_Exercise goal:_
Each line should be copied exactly.

==== Data extract

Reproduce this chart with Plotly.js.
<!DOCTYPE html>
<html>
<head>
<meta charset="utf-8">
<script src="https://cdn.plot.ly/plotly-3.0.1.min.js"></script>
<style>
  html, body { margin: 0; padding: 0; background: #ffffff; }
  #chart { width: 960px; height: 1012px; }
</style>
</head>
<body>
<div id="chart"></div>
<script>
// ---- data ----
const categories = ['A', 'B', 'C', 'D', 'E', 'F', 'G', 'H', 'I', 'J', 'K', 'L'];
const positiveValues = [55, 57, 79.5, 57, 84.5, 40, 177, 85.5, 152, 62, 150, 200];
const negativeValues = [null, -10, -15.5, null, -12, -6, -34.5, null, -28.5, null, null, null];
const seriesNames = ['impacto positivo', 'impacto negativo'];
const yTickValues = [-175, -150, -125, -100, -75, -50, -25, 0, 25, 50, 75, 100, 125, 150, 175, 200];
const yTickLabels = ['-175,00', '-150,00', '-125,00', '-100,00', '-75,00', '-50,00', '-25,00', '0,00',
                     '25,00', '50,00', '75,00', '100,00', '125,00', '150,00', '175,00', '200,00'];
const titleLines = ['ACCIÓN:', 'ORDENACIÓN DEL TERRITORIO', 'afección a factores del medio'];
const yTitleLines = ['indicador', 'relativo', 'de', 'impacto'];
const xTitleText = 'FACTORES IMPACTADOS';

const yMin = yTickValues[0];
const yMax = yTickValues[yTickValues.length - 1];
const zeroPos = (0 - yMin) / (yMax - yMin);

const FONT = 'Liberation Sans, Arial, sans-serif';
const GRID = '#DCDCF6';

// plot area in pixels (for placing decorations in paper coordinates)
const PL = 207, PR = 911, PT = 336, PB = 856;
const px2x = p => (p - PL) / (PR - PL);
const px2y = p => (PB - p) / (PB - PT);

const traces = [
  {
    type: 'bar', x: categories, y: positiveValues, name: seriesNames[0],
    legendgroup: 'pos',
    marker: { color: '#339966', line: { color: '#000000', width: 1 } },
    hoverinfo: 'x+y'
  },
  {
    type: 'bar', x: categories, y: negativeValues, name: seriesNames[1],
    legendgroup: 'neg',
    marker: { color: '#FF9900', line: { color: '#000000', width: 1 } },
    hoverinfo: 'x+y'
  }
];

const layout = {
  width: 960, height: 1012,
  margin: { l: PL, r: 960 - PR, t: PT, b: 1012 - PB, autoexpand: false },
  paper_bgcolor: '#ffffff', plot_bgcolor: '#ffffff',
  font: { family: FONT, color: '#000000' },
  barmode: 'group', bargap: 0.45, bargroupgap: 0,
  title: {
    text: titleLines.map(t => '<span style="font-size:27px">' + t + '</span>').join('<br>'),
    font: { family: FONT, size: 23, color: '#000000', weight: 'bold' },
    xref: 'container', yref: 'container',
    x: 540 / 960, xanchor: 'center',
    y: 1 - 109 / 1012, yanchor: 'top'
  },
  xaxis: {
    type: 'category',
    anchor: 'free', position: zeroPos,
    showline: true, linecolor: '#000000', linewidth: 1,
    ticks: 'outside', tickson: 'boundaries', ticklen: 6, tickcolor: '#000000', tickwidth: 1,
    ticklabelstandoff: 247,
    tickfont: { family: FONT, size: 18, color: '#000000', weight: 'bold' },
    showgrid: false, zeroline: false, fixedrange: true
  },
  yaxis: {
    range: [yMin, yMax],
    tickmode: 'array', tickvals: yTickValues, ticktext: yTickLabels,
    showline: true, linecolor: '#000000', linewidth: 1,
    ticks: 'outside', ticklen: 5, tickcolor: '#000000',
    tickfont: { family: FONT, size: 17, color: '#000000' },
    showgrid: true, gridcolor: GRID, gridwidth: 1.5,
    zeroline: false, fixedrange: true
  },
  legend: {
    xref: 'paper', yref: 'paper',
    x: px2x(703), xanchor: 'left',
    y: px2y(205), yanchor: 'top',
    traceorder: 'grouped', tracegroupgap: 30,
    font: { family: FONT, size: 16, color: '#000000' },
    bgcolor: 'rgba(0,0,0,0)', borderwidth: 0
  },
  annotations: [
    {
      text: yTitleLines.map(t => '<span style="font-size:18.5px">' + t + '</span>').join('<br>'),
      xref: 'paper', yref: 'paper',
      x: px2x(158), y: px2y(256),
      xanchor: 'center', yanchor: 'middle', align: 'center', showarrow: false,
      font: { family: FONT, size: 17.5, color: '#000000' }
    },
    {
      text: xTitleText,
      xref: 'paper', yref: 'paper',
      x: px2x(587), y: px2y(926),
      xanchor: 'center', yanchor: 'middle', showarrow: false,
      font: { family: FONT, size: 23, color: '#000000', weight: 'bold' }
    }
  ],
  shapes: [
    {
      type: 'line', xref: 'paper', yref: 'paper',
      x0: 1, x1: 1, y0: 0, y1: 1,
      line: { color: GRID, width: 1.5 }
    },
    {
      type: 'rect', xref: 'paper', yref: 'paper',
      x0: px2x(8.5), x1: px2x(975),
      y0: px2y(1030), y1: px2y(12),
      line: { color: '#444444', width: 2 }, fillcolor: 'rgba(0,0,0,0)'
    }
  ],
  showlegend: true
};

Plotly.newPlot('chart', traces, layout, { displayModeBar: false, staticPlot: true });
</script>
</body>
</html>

========

_Answer below:_
Reproduce this chart with Plotly.js.
<!DOCTYPE html>
<html>
<head>
<meta charset="utf-8">
<script src="https://cdn.plot.ly/plotly-3.0.1.min.js"></script>
<style>
  html, body { margin: 0; padding: 0; background: #ffffff; }
  #chart { width: 960px; height: 1012px; }
</style>
</head>
<body>
<div id="chart"></div>
<script>
// ---- data ----
const categories = ['A', 'B', 'C', 'D', 'E', 'F', 'G', 'H', 'I', 'J', 'K', 'L'];
const positiveValues = [55, 57, 79.5, 57, 84.5, 40, 177, 85.5, 152, 62, 150, 200];
const negativeValues = [null, -10, -15.5, null, -12, -6, -34.5, null, -28.5, null, null, null];
const seriesNames = ['impacto positivo', 'impacto negativo'];
const yTickValues = [-175, -150, -125, -100, -75, -50, -25, 0, 25, 50, 75, 100, 125, 150, 175, 200];
const yTickLabels = ['-175,00', '-150,00', '-125,00', '-100,00', '-75,00', '-50,00', '-25,00', '0,00',
                     '25,00', '50,00', '75,00', '100,00', '125,00', '150,00', '175,00', '200,00'];
const titleLines = ['ACCIÓN:', 'ORDENACIÓN DEL TERRITORIO', 'afección a factores del medio'];
const yTitleLines = ['indicador', 'relativo', 'de', 'impacto'];
const xTitleText = 'FACTORES IMPACTADOS';

const yMin = yTickValues[0];
const yMax = yTickValues[yTickValues.length - 1];
const zeroPos = (0 - yMin) / (yMax - yMin);

const FONT = 'Liberation Sans, Arial, sans-serif';
const GRID = '#DCDCF6';

// plot area in pixels (for placing decorations in paper coordinates)
const PL = 207, PR = 911, PT = 336, PB = 856;
const px2x = p => (p - PL) / (PR - PL);
const px2y = p => (PB - p) / (PB - PT);

const traces = [
  {
    type: 'bar', x: categories, y: positiveValues, name: seriesNames[0],
    legendgroup: 'pos',
    marker: { color: '#339966', line: { color: '#000000', width: 1 } },
    hoverinfo: 'x+y'
  },
  {
    type: 'bar', x: categories, y: negativeValues, name: seriesNames[1],
    legendgroup: 'neg',
    marker: { color: '#FF9900', line: { color: '#000000', width: 1 } },
    hoverinfo: 'x+y'
  }
];

const layout = {
  width: 960, height: 1012,
  margin: { l: PL, r: 960 - PR, t: PT, b: 1012 - PB, autoexpand: false },
  paper_bgcolor: '#ffffff', plot_bgcolor: '#ffffff',
  font: { family: FONT, color: '#000000' },
  barmode: 'group', bargap: 0.45, bargroupgap: 0,
  title: {
    text: titleLines.map(t => '<span style="font-size:27px">' + t + '</span>').join('<br>'),
    font: { family: FONT, size: 23, color: '#000000', weight: 'bold' },
    xref: 'container', yref: 'container',
    x: 540 / 960, xanchor: 'center',
    y: 1 - 109 / 1012, yanchor: 'top'
  },
  xaxis: {
    type: 'category',
    anchor: 'free', position: zeroPos,
    showline: true, linecolor: '#000000', linewidth: 1,
    ticks: 'outside', tickson: 'boundaries', ticklen: 6, tickcolor: '#000000', tickwidth: 1,
    ticklabelstandoff: 247,
    tickfont: { family: FONT, size: 18, color: '#000000', weight: 'bold' },
    showgrid: false, zeroline: false, fixedrange: true
  },
  yaxis: {
    range: [yMin, yMax],
    tickmode: 'array', tickvals: yTickValues, ticktext: yTickLabels,
    showline: true, linecolor: '#000000', linewidth: 1,
    ticks: 'outside', ticklen: 5, tickcolor: '#000000',
    tickfont: { family: FONT, size: 17, color: '#000000' },
    showgrid: true, gridcolor: GRID, gridwidth: 1.5,
    zeroline: false, fixedrange: true
  },
  legend: {
    xref: 'paper', yref: 'paper',
    x: px2x(703), xanchor: 'left',
    y: px2y(205), yanchor: 'top',
    traceorder: 'grouped', tracegroupgap: 30,
    font: { family: FONT, size: 16, color: '#000000' },
    bgcolor: 'rgba(0,0,0,0)', borderwidth: 0
  },
  annotations: [
    {
      text: yTitleLines.map(t => '<span style="font-size:18.5px">' + t + '</span>').join('<br>'),
      xref: 'paper', yref: 'paper',
      x: px2x(158), y: px2y(256),
      xanchor: 'center', yanchor: 'middle', align: 'center', showarrow: false,
      font: { family: FONT, size: 17.5, color: '#000000' }
    },
    {
      text: xTitleText,
      xref: 'paper', yref: 'paper',
      x: px2x(587), y: px2y(926),
      xanchor: 'center', yanchor: 'middle', showarrow: false,
      font: { family: FONT, size: 23, color: '#000000', weight: 'bold' }
    }
  ],
  shapes: [
    {
      type: 'line', xref: 'paper', yref: 'paper',
      x0: 1, x1: 1, y0: 0, y1: 1,
      line: { color: GRID, width: 1.5 }
    },
    {
      type: 'rect', xref: 'paper', yref: 'paper',
      x0: px2x(8.5), x1: px2x(975),
      y0: px2y(1030), y1: px2y(12),
      line: { color: '#444444', width: 2 }, fillcolor: 'rgba(0,0,0,0)'
    }
  ],
  showlegend: true
};

Plotly.newPlot('chart', traces, layout, { displayModeBar: false, staticPlot: true });
</script>
</body>
</html>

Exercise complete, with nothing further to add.